The thing about Portland is that it's morning all day long. At least that's what my history in SoCal tells me, where coolness and clouds clear out by 9am.

Under the perpetual morning skies of Portland, I have no indicator of time passing. Now that I work from home, I am prone to wake-and-work--I fire up the laptop before getting out of bed in the morning. I eventually move the work down to my basement office, but somewhere along the way, I forget to change out of my pajamas. And pink slippers.

You'd think when it's 9pm and nearing bedtime again, I would be happy for being that much closer to ready for it. Truth is, it's jarring. "Dark outside? But I'm still in my P.J.'s. Bedtime? I just got out of bed."

Today, I put on a bra and called it progress.


Photo Credit

Sunday, November 9, 2008

Addiction

Sometimes the substance is a person and abuse feels nothing like the word.

Saturday, November 8, 2008

Sound Play

I had a funny experience. Actually, I had a fun experience and parenthetically encountered a funny one. Portland hosts a literary festival called, Wordstock. It's a weekend of readings by authors from all over the country. Before I moved to town two months ago, I signed up to volunteer. I'm a word nerd.

Last minute, I got a call to pick up an author at the airport. It was Stefan Fatsis, book author, writer for Wall Street Journal and New York Times, but more importantly, to me, NPR commentator. I'm a radio junkie.

Back story, I have better aural recognition than visual. So when I picked up Mr. Fatsis and accompanied him to baggage claim, I couldn't help but laugh at the ten years of radio listening that stood up in my memory on hearing him speak.

Better, when I sat at dinner and asked him about his latest book, in which he, a sports writer, plays on an NFL football team in order to write about the experience, I reverted to the memories that began the evening, but with a slight Alice in Wonderland twist: I was now sucked INTO the radio, one of the radio hosts, interviewing Stefan Fatsis, sports writer and NPR contributor, who diligently, dispassionately answered questions in the clipped and animated way I had heard from OUTSIDE my radio for years.

God that can warp a person's brain.

Shortly, I forgot the man was Stefan Fatsis, and he became some cool guy again, who'd flown into town to talk at the literary festival.

But the funniest part came this morning, when I called Mr. Fatsis to let him know Regina and I were on the way. Regina sits on the Wordstock board, and we were taking him to breakfast. If you've heard the man's radio segments, you know he is always in conversation with the host of the show. You know that his inflections are all over the sound map, making for an interesting listen. And if you're at all like me, you notice the way he gets off the air...like the thing is over and he's had enough, already. His sign offs are unmistakably complete: "BYE, BOB." He'll say it with a flat directness. I love these goodbyes. They always make me laugh.

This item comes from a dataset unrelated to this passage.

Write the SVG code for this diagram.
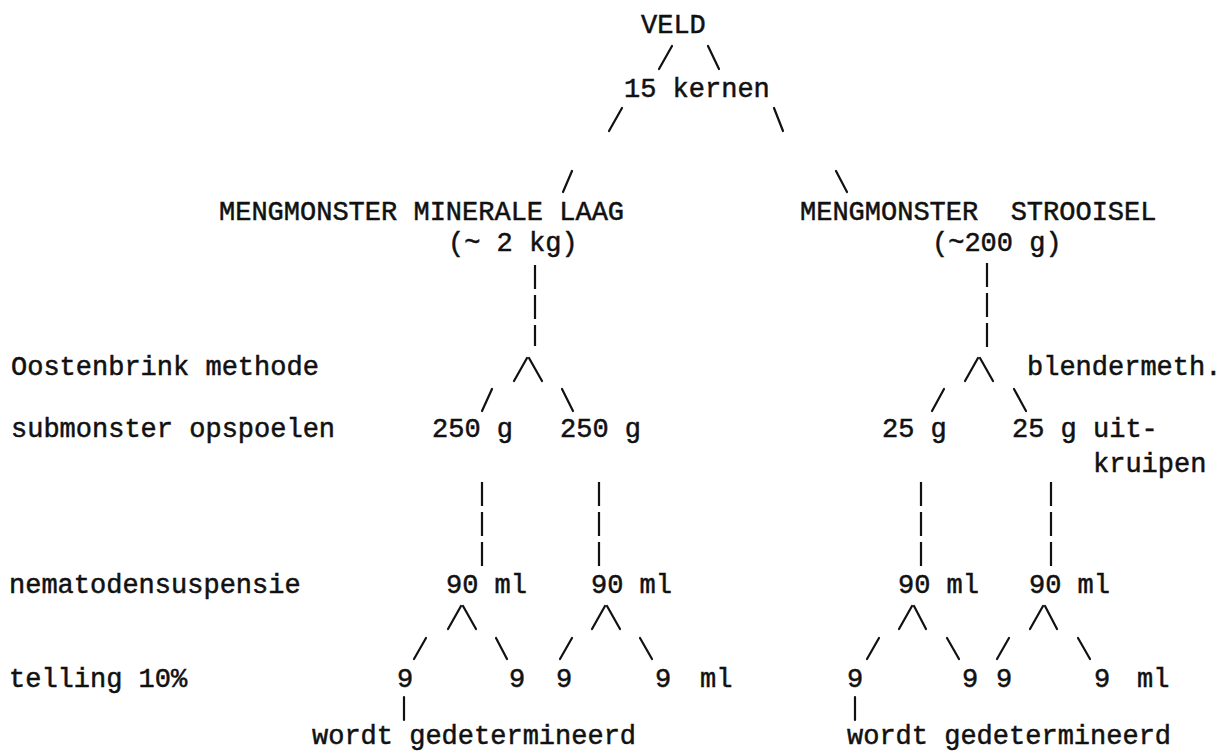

Our brief phone conversation ended this morning. Stefan Fatsis signed off...and there I was spinning in ten years of radio again, but this time they were distilled into my phone: "BYE, PEMA."

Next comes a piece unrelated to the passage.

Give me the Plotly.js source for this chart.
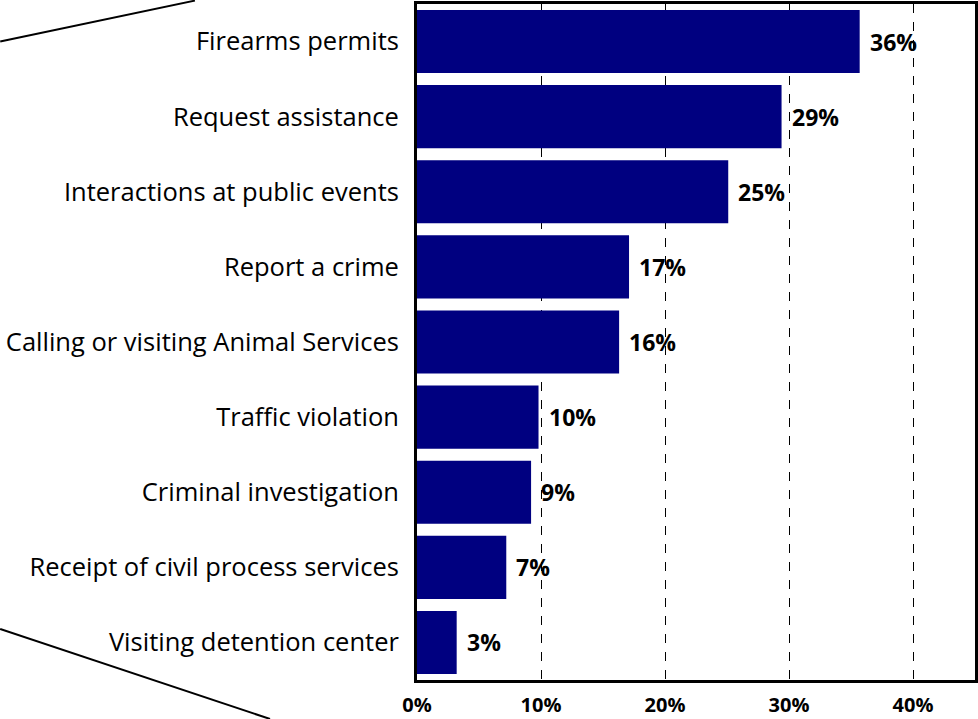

Wednesday, November 5, 2008

Content of A Man's Character

Gina heard this on the radio today, paraphrased. An African-American man was interviewed out on the street in his town, in response to yesterday's landslide vote to elect Barack Obama President of the United States:

"This election was the biggest event since Abraham Lincoln signed the Emancipation Proclamation. That piece of paper was supposed to free us. But we weren't free that day. We were sent out of slavery with nothing. No jobs. No property. No rights. Some of us no families. We weren't free that day. We were freed YESTERDAY. Nothing this significant has happened since the Emancipation Proclamation."

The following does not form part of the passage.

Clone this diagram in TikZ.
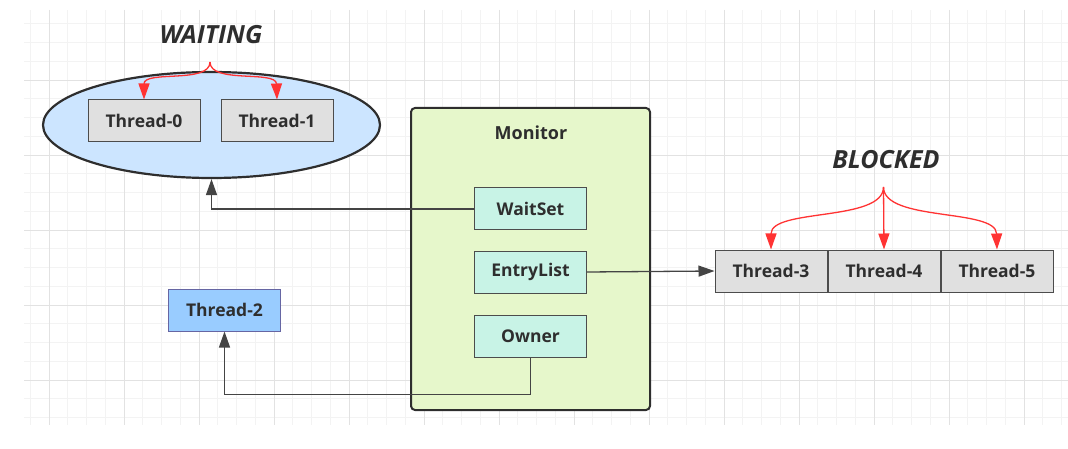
\documentclass[tikz,border=0pt]{standalone}
\usepackage{fontspec}
\usepackage{xcolor}
\usepackage{tikz}
\usetikzlibrary{arrows.meta,positioning,shapes.geometric}
\setmainfont{Open Sans}
\definecolor{GridMinor}{HTML}{F3F3F3}
\definecolor{GridMajor}{HTML}{E2E2E2}
\definecolor{InkGray}{HTML}{2E2E2E}
\definecolor{WireGray}{HTML}{444444}
\definecolor{ThreadGray}{HTML}{E0E0E0}
\definecolor{WaitBlue}{HTML}{CCE5FF}
\definecolor{OwnerBlue}{HTML}{99CCFF}
\definecolor{MonitorGreen}{HTML}{E6F7CB}
\definecolor{SlotMint}{HTML}{C8F3E6}
\definecolor{ForkRed}{HTML}{FF3333}
\tikzset{
  thread/.style={draw=black!70, line width=1pt, fill=ThreadGray, text=InkGray,
    font=\fontsize{17.5}{20}\selectfont\bfseries, minimum width=112pt, minimum height=42pt},
  runner/.style={thread, fill=OwnerBlue, draw=black!60!blue!60},
  slot/.style={thread, fill=SlotMint, draw=black!70},
  monitorbox/.style={draw=InkGray, line width=2pt, rounded corners=4pt, fill=MonitorGreen,
    minimum width=239pt, minimum height=302pt},
  waitroom/.style={ellipse, draw=InkGray, line width=2.2pt, fill=WaitBlue,
    minimum width=337pt, minimum height=106pt},
  statelabel/.style={text=InkGray, font=\fontsize{25}{28}\selectfont\bfseries\itshape},
  boxtitle/.style={text=InkGray, font=\fontsize{18}{20}\selectfont\bfseries},
  wire/.style={-{Triangle[length=16pt, width=11pt]}, line width=1.3pt, draw=WireGray},
  forkwire/.style={-{Triangle[length=16pt, width=11pt]}, line width=1.3pt, draw=ForkRed}
}

\begin{document}
\begin{tikzpicture}[x=1pt, y=-1pt]
  \useasboundingbox (0,0) rectangle (1068,449);
  % background grid
  \foreach \i in {0,...,55}
    \draw[GridMinor, line width=0.6pt] (30.25+18.75*\i,10) -- (30.25+18.75*\i,425);
  \foreach \j in {0,...,21}
    \draw[GridMinor, line width=0.6pt] (24,23.75+18.75*\j) -- (1068,23.75+18.75*\j);
  \foreach \i in {0,...,13}
    \draw[GridMajor, line width=0.7pt] (49+75*\i,10) -- (49+75*\i,425);
  \foreach \j in {1,...,5}
    \draw[GridMajor, line width=0.7pt] (24,5+75*\j) -- (1068,5+75*\j);

  % waiting threads
  \node[waitroom] (waitset room) at (211.5,125) {};
  \node[thread] (t0) at (144,121) {Thread-0};
  \node[thread, right=20pt of t0] (t1) {Thread-1};
  \node[statelabel] (waiting) at (211,35) {WAITING};
  \coordinate (waitfork) at (210,62);
  \draw[forkwire] (waitfork) .. controls (210,84) and (144,70) .. (t0.north);
  \draw[forkwire] (waitfork) .. controls (210,84) and (276,70) .. (t1.north);

  % monitor
  \node[monitorbox] (monitor) at (530.5,259) {};
  \node[boxtitle] (montitle) at (531,133) {Monitor};
  \node[slot] (waitset) at (530.5,209) {WaitSet};
  \node[slot, below=20pt of waitset] (entrylist) {EntryList};
  \node[slot, below=21pt of entrylist] (owner) {Owner};

  % owner thread
  \node[runner] (t2) at (224.5,310) {Thread-2};

  % blocked threads
  \node[thread] (t3) at (771,271) {Thread-3};
  \node[thread, right=0pt of t3] (t4) {Thread-4};
  \node[thread, right=0pt of t4] (t5) {Thread-5};
  \node[statelabel] (blocked) at (886,160) {BLOCKED};
  \coordinate (blockfork) at (883.5,187);
  \draw[forkwire] (blockfork) .. controls (883.5,222) and (771,208) .. (t3.north);
  \draw[forkwire] (blockfork) -- (t4.north);
  \draw[forkwire] (blockfork) .. controls (883.5,222) and (996,208) .. (t5.north);

  % links
  \draw[wire] (waitset.west) -| (waitset room.south);
  \draw[wire] (entrylist.east) -- (t3.west);
  \draw[wire] (owner.south) -- ++(0,37) -| (t2.south);
\end{tikzpicture}
\end{document}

Can't help but hear MLK's voice: "Free at last, free at last. Free at last."

And Obama's acceptance speech last night: "Because of what we did on this day, in this election, on this defining moment, change has come to America."

Dr. Henry Louis Gates, Jr., Harvard Professor of African-American Studies, was on Oprah today, and repeated what his 95 year-old father said to him over the phone: "This is the greatest day in the history of the Negro and I am glad to see it."

Tuesday, November 4, 2008

Everybody's Doing It

I love election day! I love that I can fill in the bubbles on my ballot (which I am doing right now!) knowing millions of people all over the nation are doing the same thing today. Our nation has football and baseball games that bring fans together in hope and drive. We send athletes to Olympic games that pull our heartstrings in solidarity, and serve to expand our collective minds about regular folk all over the world. We have holidays that bring us closer to our families and help us reflect on feelings of love throughout the world. And we have election day...every four years the opportunity to cast our individual votes, raise our hands to be counted in a great and prosperous democracy. It is a perfect reflection of individuals coming together to form the community that is our United States. No matter how our opinions and passions differ, we vote together, to make our aspirations for our country a reality. Today, regardless of our differences, we are a community. Get out there and feel it today! It inspires!

Monday, November 3, 2008

Prop H8te

"Religions and their believers are free to define marriage as they please; they are free to consider homosexuality a sin. But they are not free to impose their definitions of morality on the state. Proposition 8 proponents know this, which is why they have misdirected the debate with highly colored illusions about homosexuals trying to take away the rights of religious Californians. Since May, when the state Supreme Court overturned a proposed ban on same-sex marriage as unconstitutional, more than 16,000 devoted gay and lesbian couples have celebrated the creation of stable, loving households, of equal legal stature with other households. Their happiness in no way diminishes the rights or happiness of others."